§ **The problem**:
Check each line of the listing below for the string "matplotlib", and copy the ones that have it.

--- Material ---

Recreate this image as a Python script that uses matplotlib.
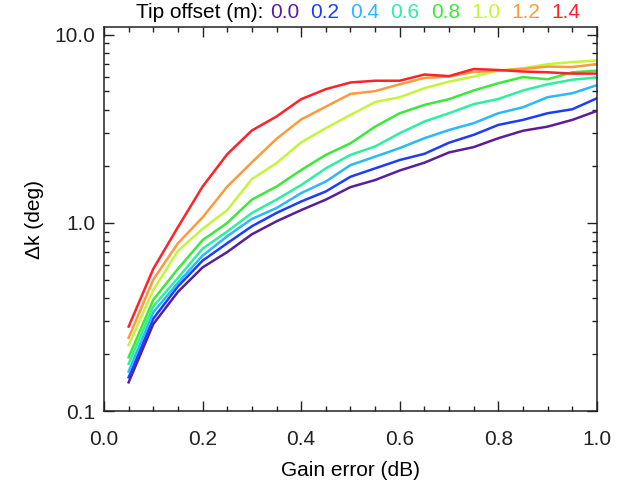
import numpy as np
import matplotlib
matplotlib.use("Agg")
import matplotlib.pyplot as plt
from matplotlib.ticker import MultipleLocator, FixedLocator, NullFormatter
from matplotlib.offsetbox import TextArea, HPacker, AnchoredOffsetbox

plt.rcParams['font.family'] = ['Liberation Sans', 'DejaVu Sans']

gain_error = [0.05, 0.10, 0.15, 0.20, 0.25, 0.30, 0.35, 0.40, 0.45, 0.50,
              0.55, 0.60, 0.65, 0.70, 0.75, 0.80, 0.85, 0.90, 0.95, 1.00]

tip_offsets = ['0.0', '0.2', '0.4', '0.6', '0.8', '1.0', '1.2', '1.4']

dk_00 = [0.142, 0.29, 0.43, 0.58, 0.70, 0.87, 1.02, 1.17, 1.33, 1.55,
         1.69, 1.90, 2.09, 2.37, 2.53, 2.82, 3.09, 3.25, 3.53, 3.94]
dk_02 = [0.151, 0.31, 0.46, 0.63, 0.78, 0.96, 1.13, 1.30, 1.47, 1.76,
         1.95, 2.16, 2.33, 2.67, 2.94, 3.32, 3.53, 3.83, 4.02, 4.60]
dk_04 = [0.162, 0.335, 0.48, 0.67, 0.85, 1.05, 1.20, 1.44, 1.66, 2.03,
         2.25, 2.50, 2.82, 3.12, 3.39, 3.83, 4.12, 4.66, 4.89, 5.40]
dk_06 = [0.178, 0.36, 0.51, 0.73, 0.90, 1.13, 1.33, 1.59, 1.95, 2.30,
         2.55, 3.00, 3.46, 3.83, 4.28, 4.56, 5.06, 5.46, 5.77, 5.93]
dk_08 = [0.193, 0.39, 0.57, 0.81, 1.00, 1.33, 1.56, 1.91, 2.30, 2.65,
         3.25, 3.83, 4.24, 4.55, 5.06, 5.53, 5.96, 5.80, 6.32, 6.45]
dk_10 = [0.224, 0.44, 0.71, 0.93, 1.17, 1.71, 2.08, 2.68, 3.19, 3.75,
         4.39, 4.66, 5.20, 5.64, 6.00, 6.45, 6.64, 6.98, 7.16, 7.30]
dk_12 = [0.245, 0.50, 0.78, 1.07, 1.56, 2.10, 2.80, 3.55, 4.15, 4.85,
         5.02, 5.46, 5.90, 6.00, 6.35, 6.45, 6.58, 6.78, 6.74, 6.98]
dk_14 = [0.281, 0.57, 0.95, 1.56, 2.32, 3.10, 3.68, 4.55, 5.14, 5.58,
         5.70, 5.70, 6.15, 6.03, 6.58, 6.50, 6.38, 6.32, 6.22, 6.22]

all_dk = [dk_00, dk_02, dk_04, dk_06, dk_08, dk_10, dk_12, dk_14]
colors = ['#5a1d9c', '#1e3cff', '#2ab8ff', '#2cf0a0', '#3ce83c',
          '#c4f53a', '#ff9a3a', '#ff2228']

fig = plt.figure(figsize=(6.38, 4.93), dpi=100)
ax = fig.add_axes([0.163, 0.1663, 0.7727, 0.7789])

for dk, c in zip(all_dk, colors):
    ax.plot(gain_error, dk, color=c, lw=1.8)

ax.set_yscale('log')
ax.set_xlim(0, 1)
ax.set_ylim(0.1, 11.0)

ax.xaxis.set_minor_locator(MultipleLocator(0.05))
ax.set_xticks([0, 0.2, 0.4, 0.6, 0.8, 1.0])
ax.set_xticklabels(['0.0', '0.2', '0.4', '0.6', '0.8', '1.0'])
ax.yaxis.set_major_locator(FixedLocator([0.1, 1.0, 10.0]))
ax.set_yticklabels(['0.1', '1.0', '10.0'])
minors = [m * d for d in [0.1, 1.0] for m in range(2, 10)]
ax.yaxis.set_minor_locator(FixedLocator(minors))
ax.yaxis.set_minor_formatter(NullFormatter())

ax.tick_params(which='both', direction='in', top=True, right=True,
               labelsize=15, colors='#222222', width=1.0)
ax.tick_params(which='major', length=7)
ax.tick_params(which='minor', length=3.5)
ax.tick_params(axis='x', which='major', pad=14)
ax.tick_params(axis='y', which='major', pad=6)
for s in ax.spines.values():
    s.set_linewidth(1.1)
    s.set_color('#222222')

ax.set_xlabel('Gain error (dB)', fontsize=15, labelpad=8)
ax.set_ylabel('\u0394k (deg)', fontsize=15, labelpad=8)

# coloured legend line on top
nums = [TextArea(lab, textprops=dict(color=c, fontsize=15))
        for lab, c in zip(tip_offsets, colors)]
num_box = HPacker(children=nums, align='baseline', pad=0, sep=8)
head = TextArea('Tip offset (m):', textprops=dict(color='black', fontsize=15))
box = HPacker(children=[head, num_box], align='baseline', pad=0, sep=5)
anch = AnchoredOffsetbox(loc='center', child=box, pad=0, frameon=False,
                         bbox_to_anchor=(0.561, 0.975),
                         bbox_transform=fig.transFigure, borderpad=0)
fig.add_artist(anch)

fig.savefig('out.png', dpi=100)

---

§ **Complete answer**:
Recreate this image as a Python script that uses matplotlib.
import matplotlib
matplotlib.use("Agg")
import matplotlib.pyplot as plt
from matplotlib.ticker import MultipleLocator, FixedLocator, NullFormatter
from matplotlib.offsetbox import TextArea, HPacker, AnchoredOffsetbox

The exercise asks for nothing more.